The remainder of the nominees for best new play are: Warren Leight's "Side Man," about jazz musicians; Patrick Marber's "Closer," a dark four-person drama about sex in the 1990s; and Martin McDonagh's "The Lonesome West," a play about a pair of antagonistic brothers, set in the same Irish town as the playwright's 1998 nominee, "The Beauty Queen on Leenane."

In selecting "Not About Nightingales" and "Side Man," the nominating committee chose two of the only eligible American offerings in a season heavily dominated by imports from the British Isles.

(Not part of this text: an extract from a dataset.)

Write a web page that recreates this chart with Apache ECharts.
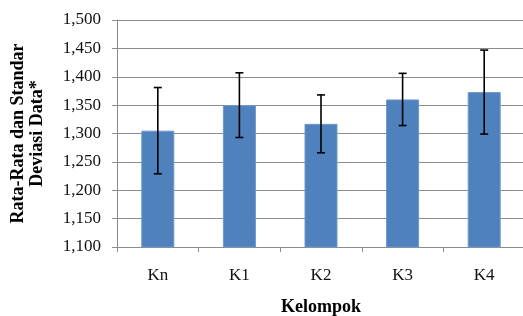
<!DOCTYPE html>
<html>
<head>
    <meta charset="utf-8">
    <title>Kelompok</title>
    <script src="https://cdn.jsdelivr.net/npm/echarts@6/dist/echarts.min.js"></script>
    <style>
        html, body { margin: 0; padding: 0; background: #fff; }
        #chart { width: 523px; height: 316px; }
    </style>
</head>
<body>
    <div id="chart"></div>
    <script>
        var categories = ['Kn', 'K1', 'K2', 'K3', 'K4'];
        var means = [1305, 1350, 1317, 1360, 1373];
        var sds = [76, 57, 51, 46, 74];
        var yTicks = { min: 1100, max: 1500, step: 50 };

        // error bar data: [index, low, high]
        var errData = [];
        for (var i = 0; i < categories.length; i++) {
            errData.push([i, means[i] - sds[i], means[i] + sds[i]]);
        }

        var chart = echarts.init(document.getElementById('chart'));
        var serif = '"Liberation Serif", "DejaVu Serif", serif';

        var option = {
            animation: false,
            grid: { left: 117, top: 20, bottom: 69, width: 408, outerBoundsMode: 'none', containLabel: false },
            xAxis: {
                type: 'category',
                data: categories,
                name: 'Kelompok',
                nameLocation: 'middle',
                nameGap: 51,
                nameTextStyle: { fontFamily: serif, fontSize: 18, fontWeight: 'bold', color: '#000' },
                axisLine: { lineStyle: { color: '#8c8c8c' } },
                axisTick: { show: true, length: 5, lineStyle: { color: '#8c8c8c' } },
                axisLabel: { margin: 20, fontFamily: serif, fontSize: 17, color: '#111' }
            },
            yAxis: {
                type: 'value',
                min: yTicks.min,
                max: yTicks.max,
                interval: yTicks.step,
                name: 'Rata-Rata dan Standar\nDeviasi Data*',
                nameLocation: 'middle',
                nameGap: 70,
                nameTextStyle: { fontFamily: serif, fontSize: 18, fontWeight: 'bold', color: '#000', lineHeight: 19 },
                axisLine: { show: true, lineStyle: { color: '#8c8c8c' } },
                axisTick: { show: true, length: 5, lineStyle: { color: '#8c8c8c' } },
                splitLine: { lineStyle: { color: '#8c8c8c' } },
                axisLabel: {
                    margin: 16,
                    fontFamily: serif,
                    fontSize: 17,
                    color: '#111',
                    formatter: function (v) {
                        var s = String(v);
                        return s.length > 3 ? s.slice(0, s.length - 3) + ',' + s.slice(-3) : s;
                    }
                }
            },
            series: [
                {
                    type: 'bar',
                    data: means,
                    barWidth: 33,
                    itemStyle: { color: '#4f81bd', borderColor: '#6f97cb', borderWidth: 1 }
                },
                {
                    type: 'custom',
                    data: errData,
                    z: 10,
                    renderItem: function (params, api) {
                        var lo = api.coord([api.value(0), api.value(1)]);
                        var hi = api.coord([api.value(0), api.value(2)]);
                        var cap = 4;
                        var style = { stroke: '#000', lineWidth: 1.6 };
                        return {
                            type: 'group',
                            children: [
                                { type: 'line', shape: { x1: hi[0], y1: hi[1], x2: lo[0], y2: lo[1] }, style: style },
                                { type: 'line', shape: { x1: hi[0] - cap, y1: hi[1], x2: hi[0] + cap, y2: hi[1] }, style: style },
                                { type: 'line', shape: { x1: lo[0] - cap, y1: lo[1], x2: lo[0] + cap, y2: lo[1] }, style: style }
                            ]
                        };
                    }
                }
            ]
        };
        chart.setOption(option);

        window.onresize = function () {
            chart.resize();
        };
    </script>
</body>
</html>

The revival field was again abundant enough to be divided into play and musical categories. Indeed, the hottest contention promises to be between two play revivals -- "Death of a Salesman," which earned six nominations, and "The Iceman Cometh," which earned five, including those for their respective stars, Brian Dennehy and Kevin Spacey.

Several special Tony Awards were also announced. The regional theater award goes to New Jersey's Crossroads Theatre Company, where "It Ain't Nothin' But the Blues" originated.

Lifetime Achievement awards will honor actress Uta Hagen, playwright Arthur Miller and Isabelle Stevenson, chairman of the American Theatre Wing, which jointly administers the Tonys with the League of American Theatres and Producers. And a special Tony will be awarded to "Fool Moon," the wordless Bill Irwin-David Shiner comedy that played its third Broadway engagement earlier this season (and was subsequently presented at Washington's Kennedy Center).

Another show seen at Kennedy Center this season, "Annie Get Your Gun," received nominations for best musical revival and for its two leads, Bernadette Peters and Tom Wopat. Closer to home, "Footloose," whose national touring production was presented at the Mechanic in February, garnered four nominations, although it was shut out of the best new musical category.

As usual, several Center Stage alums received nominations, among them, director Michael Mayer ("You're A Good Man Charlie Brown"), costume designer Catherine Zuber ("Twelfth Night") and set designer Riccardo Hernandez ("Parade").

The 53rd annual Tony Awards will be presented June 6 at the Gershwin Theatre and televised on PBS (MPT Channels 22 and 67) from 8-9 p.m. and on CBS (WJZ-TV, Channel 13) beginning at 9 p.m. Instead of a single host, the telecast will have a number of guest hosts, who have yet to be announced.